Произношу фразу «Войти аль нет?» — тяжелой гуттаперкой валится она у моих ног, дальше не идет. И так весь акт — скучно и тускло.

Подходит Мамонтов и совсем просто, как бы даже мимоходом, замечает:

— Хитряга и ханжа у вас в Иване есть, а вот Грозного нет.

Как молнией осветил мне Мамонтов одним этим замечанием положение. Интонация фальшивая! — сразу почувствовал я. Первая фраза — «Войти аль нет?» — звучит у меня ехидно, ханжески, саркастически, зло. Это рисует царя слабыми, нехарактерными штрихами. Это только морщинки, только оттенки его лица, но не самое его лицо. Я понял, что в первой фразе царя Ивана должна вылиться вся его натура в ее главной сути.

Я повторил сцену:

— Войти аль нет?

Могучим, грозным, жестоко-издевательским голосом, как удар железным посохом, бросил я мой вопрос, свирепо озирая комнату. И сразу все кругом задрожало и ожило. Весь акт прошел ярко и произвел огромное впечатление. Интонация одной фразы, правильно взятая, превратила ехидную змею (первоначальный оттенок моей интонации) в свирепого тигра… Интонация поставила поезд на надлежащие рельсы, и поезд засвистел, понесся стрелой.

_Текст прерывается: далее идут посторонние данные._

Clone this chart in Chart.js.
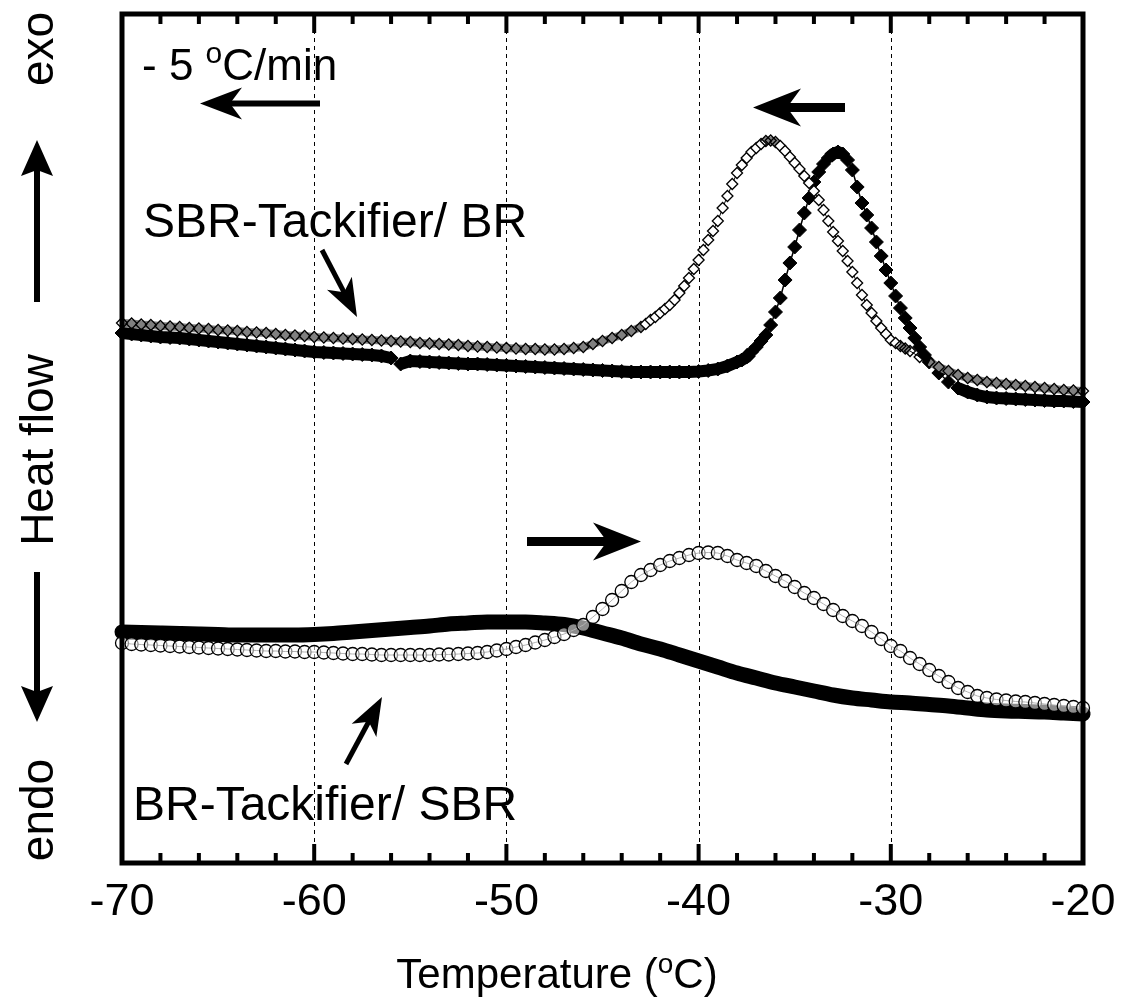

Ведь вот же: в формальном отношении я пел Грозного безукоризненно правильно, с математической точностью выполняя все музыкальные интонации, то есть пел увеличенную кварту, пел секунду, терцию, большую, малую, как указано. Тем не менее если бы я даже обладал самым замечательным голосом в мире, то этого все-таки было бы недостаточно для того, чтобы произвести то художественное впечатление, которого требовала данная сценическая фигура в данном положении. Значит — понял я раз навсегда и бесповоротно, — математическая верность в музыке и самый лучший голос мертвенны до тех пор, пока математика и звук не одухотворены чувством и воображением. Значит, искусство пения нечто большее, чем блеск bel canto…

Я уже сказал, что каждая новая постановка сближала меня с каким-нибудь замечательным русским художником. «Псковитянка» сблизила меня с Виктором Васнецовым, вообще питавшим ко мне сердечное расположение.